The cats were not dumped at Uncle Billy’s, they are a natural expansion of the large population of feral cats that have been living on Banyan Drive for years.
They are ultimately the responsibility of Animal Control to deal with as strays — which, of course, they never did, since they have been incompetent these past few decades in catching stray animals or knowing what to do with them once they have them (other than kill them).
The responsibility for the old buildings on Banyan Drive was that any “improvements” made in the 65-year lease period had to be removed by the lessee at their cost by the end of the lease.
The article says: “There’s a lot of abandoned properties in this stretch right here,” she told the Tribune-Herald. “The county and the state and the (Department of Land and Natural Resources) have done nothing about it.”
In fact, the state and especially Gordon Heit at DLNR, is responsible for handling the Banyan Drive properties incompetently for at least 10 years. They and six of our local judges did everything they could to allow the slumlords of Banyan Drive to be irresponsible, with the end result being our current ugly and dangerous situation.
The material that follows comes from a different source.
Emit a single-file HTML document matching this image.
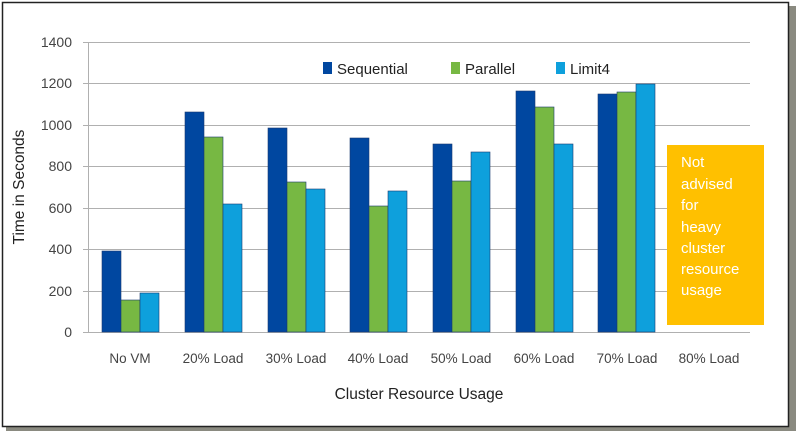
<!DOCTYPE html><html><head><style>body{margin:0;background:#fff}</style></head><body>
<svg width="800" height="433" xmlns="http://www.w3.org/2000/svg" font-family="Liberation Sans, sans-serif">
<rect x="0" y="0" width="800" height="433" fill="#fff"/>
<rect x="6" y="6" width="790" height="425" fill="#8a8a80"/>
<rect x="2.5" y="2.5" width="786" height="424" fill="#fff" stroke="#222" stroke-width="1.5"/>
<g stroke="#b0b0b0" stroke-width="1">
<line x1="83" y1="42.5" x2="750" y2="42.5"/><line x1="83" y1="83.5" x2="750" y2="83.5"/>
<line x1="83" y1="125.5" x2="750" y2="125.5"/><line x1="83" y1="166.5" x2="750" y2="166.5"/>
<line x1="83" y1="208.5" x2="750" y2="208.5"/><line x1="83" y1="249.5" x2="750" y2="249.5"/>
<line x1="83" y1="291.5" x2="750" y2="291.5"/><line x1="83" y1="332.5" x2="750" y2="332.5"/>
<line x1="88.5" y1="42" x2="88.5" y2="333"/></g>
<g font-size="14" fill="#444" text-anchor="end">
<text x="72" y="47">1400</text><text x="72" y="88">1200</text><text x="72" y="130">1000</text>
<text x="72" y="171">800</text><text x="72" y="213">600</text><text x="72" y="254">400</text>
<text x="72" y="296">200</text><text x="72" y="337">0</text></g>
<rect x="667" y="145" width="97" height="180" fill="#ffc000"/>
<g font-size="15" fill="#fff"><text x="681" y="167">Not</text><text x="681" y="189">advised</text><text x="681" y="210">for</text><text x="681" y="232">heavy</text><text x="681" y="253">cluster</text><text x="681" y="274">resource</text><text x="681" y="295">usage</text></g>
<rect x="323" y="62" width="9" height="12" fill="#0047a0"/><text x="337" y="74" font-size="15" fill="#222">Sequential</text>
<rect x="451" y="62" width="9" height="12" fill="#77b843"/><text x="465" y="74" font-size="15" fill="#222">Parallel</text>
<rect x="556" y="62" width="9" height="12" fill="#0ea0dc"/><text x="570" y="74" font-size="15" fill="#222">Limit4</text>
<g font-size="13.5" fill="#444" text-anchor="middle">
<text x="130" y="363">No VM</text><text x="213" y="363">20% Load</text><text x="296" y="363">30% Load</text>
<text x="378" y="363">40% Load</text><text x="461" y="363">50% Load</text><text x="544" y="363">60% Load</text>
<text x="627" y="363">70% Load</text><text x="709" y="363">80% Load</text></g>
<text x="419" y="399" font-size="15.5" fill="#222" text-anchor="middle">Cluster Resource Usage</text>
<text transform="translate(24,187) rotate(-90)" font-size="15.5" fill="#222" text-anchor="middle">Time in Seconds</text>
<g stroke="#1a3a70" stroke-width="0.6">
<rect x="102" y="251" width="19" height="81" fill="#0047a0"/><rect x="121" y="300" width="19" height="32" fill="#77b843"/><rect x="140" y="293" width="19" height="39" fill="#0ea0dc"/>
<rect x="185" y="112" width="19" height="220" fill="#0047a0"/><rect x="204" y="137" width="19" height="195" fill="#77b843"/><rect x="223" y="204" width="19" height="128" fill="#0ea0dc"/>
<rect x="268" y="128" width="19" height="204" fill="#0047a0"/><rect x="287" y="182" width="19" height="150" fill="#77b843"/><rect x="306" y="189" width="19" height="143" fill="#0ea0dc"/>
<rect x="350" y="138" width="19" height="194" fill="#0047a0"/><rect x="369" y="206" width="19" height="126" fill="#77b843"/><rect x="388" y="191" width="19" height="141" fill="#0ea0dc"/>
<rect x="433" y="144" width="19" height="188" fill="#0047a0"/><rect x="452" y="181" width="19" height="151" fill="#77b843"/><rect x="471" y="152" width="19" height="180" fill="#0ea0dc"/>
<rect x="516" y="91" width="19" height="241" fill="#0047a0"/><rect x="535" y="107" width="19" height="225" fill="#77b843"/><rect x="554" y="144" width="19" height="188" fill="#0ea0dc"/>
<rect x="598" y="94" width="19" height="238" fill="#0047a0"/><rect x="617" y="92" width="19" height="240" fill="#77b843"/><rect x="636" y="84" width="19" height="248" fill="#0ea0dc"/>
</g>
</svg></body></html>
The old lessees made tons of money and left unpaid bills (over $300,000 in electrical bills at Country Club Hawaii down the street alone) — and worse, they left the buildings to rot and for squatters and critters.
All of the Banyan Drive buildings could have been rehabilitated and repurposed, if caught in time.
In my opinion, the CCH building could still be saved and best used for affordable residences for elders, but watch: Our elected and appointed officials will let it become your problem. Or rather, they already have.